• _Short problem_: All entries must be extracted exactly, with nothing added or dropped.

• _Data extract_:
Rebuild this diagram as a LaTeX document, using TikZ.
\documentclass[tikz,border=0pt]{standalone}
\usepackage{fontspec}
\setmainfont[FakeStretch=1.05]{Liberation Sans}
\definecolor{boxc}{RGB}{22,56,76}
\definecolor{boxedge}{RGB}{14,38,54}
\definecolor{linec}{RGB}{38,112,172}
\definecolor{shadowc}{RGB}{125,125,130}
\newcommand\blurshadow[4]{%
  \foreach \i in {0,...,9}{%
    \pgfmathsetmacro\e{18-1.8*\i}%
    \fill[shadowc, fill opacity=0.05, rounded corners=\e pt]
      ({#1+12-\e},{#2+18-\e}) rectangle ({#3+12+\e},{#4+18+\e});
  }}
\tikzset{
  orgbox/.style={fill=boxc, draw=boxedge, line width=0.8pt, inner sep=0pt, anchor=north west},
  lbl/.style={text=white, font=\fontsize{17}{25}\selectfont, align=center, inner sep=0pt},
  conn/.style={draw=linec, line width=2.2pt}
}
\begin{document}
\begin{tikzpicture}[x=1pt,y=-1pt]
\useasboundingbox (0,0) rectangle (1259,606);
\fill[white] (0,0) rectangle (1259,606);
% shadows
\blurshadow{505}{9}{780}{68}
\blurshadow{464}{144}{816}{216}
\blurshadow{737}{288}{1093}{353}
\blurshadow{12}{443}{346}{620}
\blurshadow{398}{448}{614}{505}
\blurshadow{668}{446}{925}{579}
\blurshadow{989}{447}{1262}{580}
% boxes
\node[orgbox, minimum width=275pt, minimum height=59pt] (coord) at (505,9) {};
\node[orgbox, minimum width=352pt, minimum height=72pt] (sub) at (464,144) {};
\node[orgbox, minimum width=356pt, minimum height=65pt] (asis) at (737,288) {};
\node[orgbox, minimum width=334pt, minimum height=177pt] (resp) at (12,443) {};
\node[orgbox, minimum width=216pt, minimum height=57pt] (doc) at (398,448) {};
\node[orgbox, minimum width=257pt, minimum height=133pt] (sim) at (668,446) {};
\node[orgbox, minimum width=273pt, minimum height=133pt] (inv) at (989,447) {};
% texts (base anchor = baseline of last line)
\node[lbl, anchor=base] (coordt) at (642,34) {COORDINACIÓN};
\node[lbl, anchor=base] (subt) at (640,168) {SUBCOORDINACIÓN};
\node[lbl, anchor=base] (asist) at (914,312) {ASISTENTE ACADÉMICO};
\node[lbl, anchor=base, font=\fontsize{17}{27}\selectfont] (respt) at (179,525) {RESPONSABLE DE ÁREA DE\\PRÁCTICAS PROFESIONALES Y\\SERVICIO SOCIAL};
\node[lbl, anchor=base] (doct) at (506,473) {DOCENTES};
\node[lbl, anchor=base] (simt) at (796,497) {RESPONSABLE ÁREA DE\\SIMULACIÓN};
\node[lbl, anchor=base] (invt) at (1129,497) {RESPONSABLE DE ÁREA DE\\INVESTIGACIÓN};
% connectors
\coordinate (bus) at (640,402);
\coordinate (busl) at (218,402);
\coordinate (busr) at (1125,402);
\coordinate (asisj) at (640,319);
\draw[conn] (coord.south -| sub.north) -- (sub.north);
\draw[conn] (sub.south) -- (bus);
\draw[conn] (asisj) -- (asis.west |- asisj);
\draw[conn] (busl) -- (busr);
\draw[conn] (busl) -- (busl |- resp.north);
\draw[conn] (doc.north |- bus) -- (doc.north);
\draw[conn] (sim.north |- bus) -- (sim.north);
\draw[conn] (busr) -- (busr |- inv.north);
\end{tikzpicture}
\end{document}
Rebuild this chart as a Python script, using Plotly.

• _Response_:
Rebuild this diagram as a LaTeX document, using TikZ.
\documentclass[tikz,border=0pt]{standalone}
\usepackage{fontspec}
\setmainfont[FakeStretch=1.05]{Liberation Sans}
\definecolor{boxc}{RGB}{22,56,76}
\definecolor{boxedge}{RGB}{14,38,54}
\definecolor{linec}{RGB}{38,112,172}
\definecolor{shadowc}{RGB}{125,125,130}
\newcommand\blurshadow[4]{%
  \foreach \i in {0,...,9}{%
    \pgfmathsetmacro\e{18-1.8*\i}%
    \fill[shadowc, fill opacity=0.05, rounded corners=\e pt]
      ({#1+12-\e},{#2+18-\e}) rectangle ({#3+12+\e},{#4+18+\e});
  }}
\tikzset{
  orgbox/.style={fill=boxc, draw=boxedge, line width=0.8pt, inner sep=0pt, anchor=north west},
  lbl/.style={text=white, font=\fontsize{17}{25}\selectfont, align=center, inner sep=0pt},
  conn/.style={draw=linec, line width=2.2pt}
}
\begin{document}
\begin{tikzpicture}[x=1pt,y=-1pt]
\useasboundingbox (0,0) rectangle (1259,606);
\fill[white] (0,0) rectangle (1259,606);
% shadows
\blurshadow{505}{9}{780}{68}
\blurshadow{464}{144}{816}{216}
\blurshadow{737}{288}{1093}{353}
\blurshadow{12}{443}{346}{620}
\blurshadow{398}{448}{614}{505}
\blurshadow{668}{446}{925}{579}
\blurshadow{989}{447}{1262}{580}
% boxes
\node[orgbox, minimum width=275pt, minimum height=59pt] (coord) at (505,9) {};
\node[orgbox, minimum width=352pt, minimum height=72pt] (sub) at (464,144) {};
\node[orgbox, minimum width=356pt, minimum height=65pt] (asis) at (737,288) {};
\node[orgbox, minimum width=334pt, minimum height=177pt] (resp) at (12,443) {};
\node[orgbox, minimum width=216pt, minimum height=57pt] (doc) at (398,448) {};
\node[orgbox, minimum width=257pt, minimum height=133pt] (sim) at (668,446) {};
\node[orgbox, minimum width=273pt, minimum height=133pt] (inv) at (989,447) {};
% texts (base anchor = baseline of last line)
\node[lbl, anchor=base] (coordt) at (642,34) {COORDINACIÓN};
\node[lbl, anchor=base] (subt) at (640,168) {SUBCOORDINACIÓN};
\node[lbl, anchor=base] (asist) at (914,312) {ASISTENTE ACADÉMICO};
\node[lbl, anchor=base, font=\fontsize{17}{27}\selectfont] (respt) at (179,525) {RESPONSABLE DE ÁREA DE\\PRÁCTICAS PROFESIONALES Y\\SERVICIO SOCIAL};
\node[lbl, anchor=base] (doct) at (506,473) {DOCENTES};
\node[lbl, anchor=base] (simt) at (796,497) {RESPONSABLE ÁREA DE\\SIMULACIÓN};
\node[lbl, anchor=base] (invt) at (1129,497) {RESPONSABLE DE ÁREA DE\\INVESTIGACIÓN};
% connectors
\coordinate (bus) at (640,402);
\coordinate (busl) at (218,402);
\coordinate (busr) at (1125,402);
\coordinate (asisj) at (640,319);
\draw[conn] (coord.south -| sub.north) -- (sub.north);
\draw[conn] (sub.south) -- (bus);
\draw[conn] (asisj) -- (asis.west |- asisj);
\draw[conn] (busl) -- (busr);
\draw[conn] (busl) -- (busl |- resp.north);
\draw[conn] (doc.north |- bus) -- (doc.north);
\draw[conn] (sim.north |- bus) -- (sim.north);
\draw[conn] (busr) -- (busr |- inv.north);
\end{tikzpicture}
\end{document}
Rebuild this chart as a Python script, using Plotly.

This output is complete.